DATA SEGMENT
--- Start ---

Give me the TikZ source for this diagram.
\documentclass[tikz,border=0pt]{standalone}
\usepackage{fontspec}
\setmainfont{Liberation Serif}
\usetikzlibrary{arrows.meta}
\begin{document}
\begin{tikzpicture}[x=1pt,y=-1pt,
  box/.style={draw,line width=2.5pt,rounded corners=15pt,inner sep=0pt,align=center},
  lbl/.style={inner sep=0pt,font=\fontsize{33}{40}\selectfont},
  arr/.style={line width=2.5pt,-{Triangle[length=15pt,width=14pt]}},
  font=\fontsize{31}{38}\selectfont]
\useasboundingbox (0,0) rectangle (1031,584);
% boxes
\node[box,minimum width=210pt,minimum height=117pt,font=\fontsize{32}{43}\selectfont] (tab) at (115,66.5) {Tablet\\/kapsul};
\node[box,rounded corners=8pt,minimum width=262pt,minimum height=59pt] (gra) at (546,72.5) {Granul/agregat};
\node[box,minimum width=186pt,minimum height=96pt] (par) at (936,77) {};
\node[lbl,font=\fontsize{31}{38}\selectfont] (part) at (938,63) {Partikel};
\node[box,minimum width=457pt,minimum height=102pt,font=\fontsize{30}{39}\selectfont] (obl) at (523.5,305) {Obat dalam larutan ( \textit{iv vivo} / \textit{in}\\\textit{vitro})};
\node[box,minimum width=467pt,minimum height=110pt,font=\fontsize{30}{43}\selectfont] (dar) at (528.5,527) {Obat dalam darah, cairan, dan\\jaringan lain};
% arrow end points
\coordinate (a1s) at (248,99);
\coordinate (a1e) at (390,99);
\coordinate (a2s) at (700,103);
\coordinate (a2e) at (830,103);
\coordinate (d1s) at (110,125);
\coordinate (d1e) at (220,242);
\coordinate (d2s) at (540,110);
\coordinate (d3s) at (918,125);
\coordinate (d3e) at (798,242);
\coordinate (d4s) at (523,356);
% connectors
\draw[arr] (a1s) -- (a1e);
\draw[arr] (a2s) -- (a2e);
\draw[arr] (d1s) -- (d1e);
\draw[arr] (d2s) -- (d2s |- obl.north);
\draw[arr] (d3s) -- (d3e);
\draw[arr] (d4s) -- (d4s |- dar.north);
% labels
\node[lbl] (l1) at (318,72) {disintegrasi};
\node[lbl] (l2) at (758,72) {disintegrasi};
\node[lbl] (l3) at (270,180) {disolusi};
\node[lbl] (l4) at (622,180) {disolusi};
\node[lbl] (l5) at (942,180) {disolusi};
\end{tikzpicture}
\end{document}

--- End ---

TASK REQUIREMENTS
Each line above is to be repeated exactly.

TASK SOLUTION
Give me the TikZ source for this diagram.
\documentclass[tikz,border=0pt]{standalone}
\usepackage{fontspec}
\setmainfont{Liberation Serif}
\usetikzlibrary{arrows.meta}
\begin{document}
\begin{tikzpicture}[x=1pt,y=-1pt,
  box/.style={draw,line width=2.5pt,rounded corners=15pt,inner sep=0pt,align=center},
  lbl/.style={inner sep=0pt,font=\fontsize{33}{40}\selectfont},
  arr/.style={line width=2.5pt,-{Triangle[length=15pt,width=14pt]}},
  font=\fontsize{31}{38}\selectfont]
\useasboundingbox (0,0) rectangle (1031,584);
% boxes
\node[box,minimum width=210pt,minimum height=117pt,font=\fontsize{32}{43}\selectfont] (tab) at (115,66.5) {Tablet\\/kapsul};
\node[box,rounded corners=8pt,minimum width=262pt,minimum height=59pt] (gra) at (546,72.5) {Granul/agregat};
\node[box,minimum width=186pt,minimum height=96pt] (par) at (936,77) {};
\node[lbl,font=\fontsize{31}{38}\selectfont] (part) at (938,63) {Partikel};
\node[box,minimum width=457pt,minimum height=102pt,font=\fontsize{30}{39}\selectfont] (obl) at (523.5,305) {Obat dalam larutan ( \textit{iv vivo} / \textit{in}\\\textit{vitro})};
\node[box,minimum width=467pt,minimum height=110pt,font=\fontsize{30}{43}\selectfont] (dar) at (528.5,527) {Obat dalam darah, cairan, dan\\jaringan lain};
% arrow end points
\coordinate (a1s) at (248,99);
\coordinate (a1e) at (390,99);
\coordinate (a2s) at (700,103);
\coordinate (a2e) at (830,103);
\coordinate (d1s) at (110,125);
\coordinate (d1e) at (220,242);
\coordinate (d2s) at (540,110);
\coordinate (d3s) at (918,125);
\coordinate (d3e) at (798,242);
\coordinate (d4s) at (523,356);
% connectors
\draw[arr] (a1s) -- (a1e);
\draw[arr] (a2s) -- (a2e);
\draw[arr] (d1s) -- (d1e);
\draw[arr] (d2s) -- (d2s |- obl.north);
\draw[arr] (d3s) -- (d3e);
\draw[arr] (d4s) -- (d4s |- dar.north);
% labels
\node[lbl] (l1) at (318,72) {disintegrasi};
\node[lbl] (l2) at (758,72) {disintegrasi};
\node[lbl] (l3) at (270,180) {disolusi};
\node[lbl] (l4) at (622,180) {disolusi};
\node[lbl] (l5) at (942,180) {disolusi};
\end{tikzpicture}
\end{document}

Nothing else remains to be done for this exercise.